I am a self-proclaimed worry wart. I am always worrying. Whether it’s about school, the future, my friends, my family, or worrying about the fact that I worry so much, my life has been a constant struggle of worrying about the past or worrying about the future – which is an incredibly unhealthy and unfulfilling way of life.
About six months ago, I decided that worrying was probably not the way I wanted to spend the next eighty years of my life. Not only does it take a toll on your emotions and burdens your heart, worrying mentally breaks me down – just think of all the brain power I’ve wasted!
My decision to live without worry came about as a sort of revelation to me that I didn’t actually need to be in control of my life. The age-old adage assumes that now (being your twenties) is the time for you to go and figure everything out and find your perfect job and your perfect match and plan ahead and start a family and live just like an adult should live. However, taking a step back from these worldly pressures, I’ve come to the conclusion that if at any point in my life I’m allowed to not have it all figured out, that time is now.
Living a life of worry stops us from experiencing the current moment, because we’re always hyper-aware of the future. If I’m always thinking about how my life will be five years from now, worrying that it may not be where I want it to be, I’ll be missing out on the present (which, ironically, I would probably end up worrying about how many years I spent worrying that I’ll never get back).
I found this Bible verse that really illuminated this revelation:
Matthew 6:27 NIV
“Can any one of you by worrying add a single hour to your life?”

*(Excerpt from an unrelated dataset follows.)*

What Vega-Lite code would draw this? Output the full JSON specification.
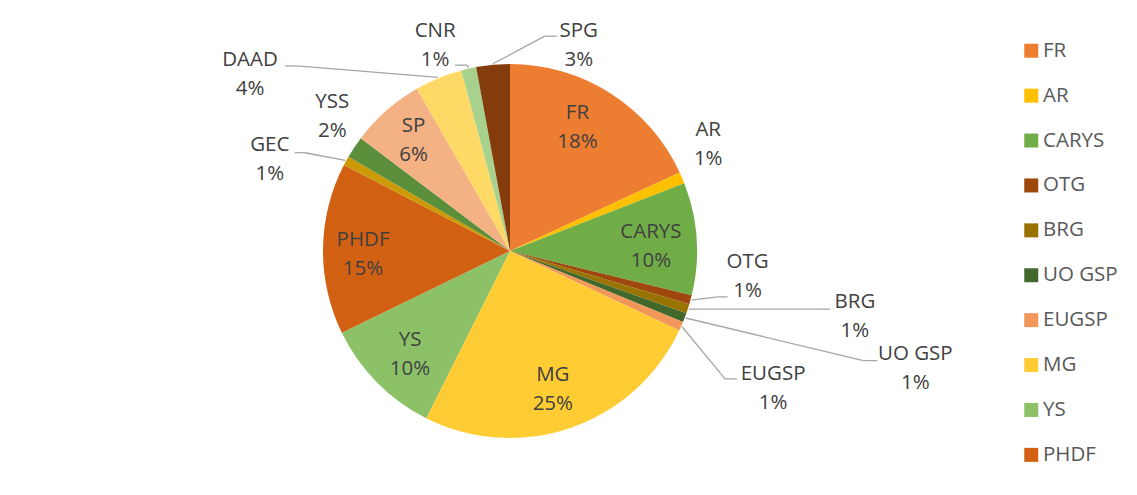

Answer: Absolutely not. We dwell in these thoughts and anxieties hoping that they will change the outcome of our situations. In reality, our lives will not get any longer. These are the hours for creating relationships, making memories, living for the beauty of life – not to be wasted in a vicious and self-deprecating cycle of worry.
And the beauty of this story? We have the hope and reassurance that our lives are in the hands of Someone much, much more powerful than we are. Regardless of how much we worry about what’s going to happen, our paths are not our own.
What a relief, right? In making the decision to worry less, I’ve already felt a remarkably lighter load on my heart.
Plus, now I’ve got all this time, brain space and emotional room to devote myself to the things that really matter – like living whole-heartedly in the present.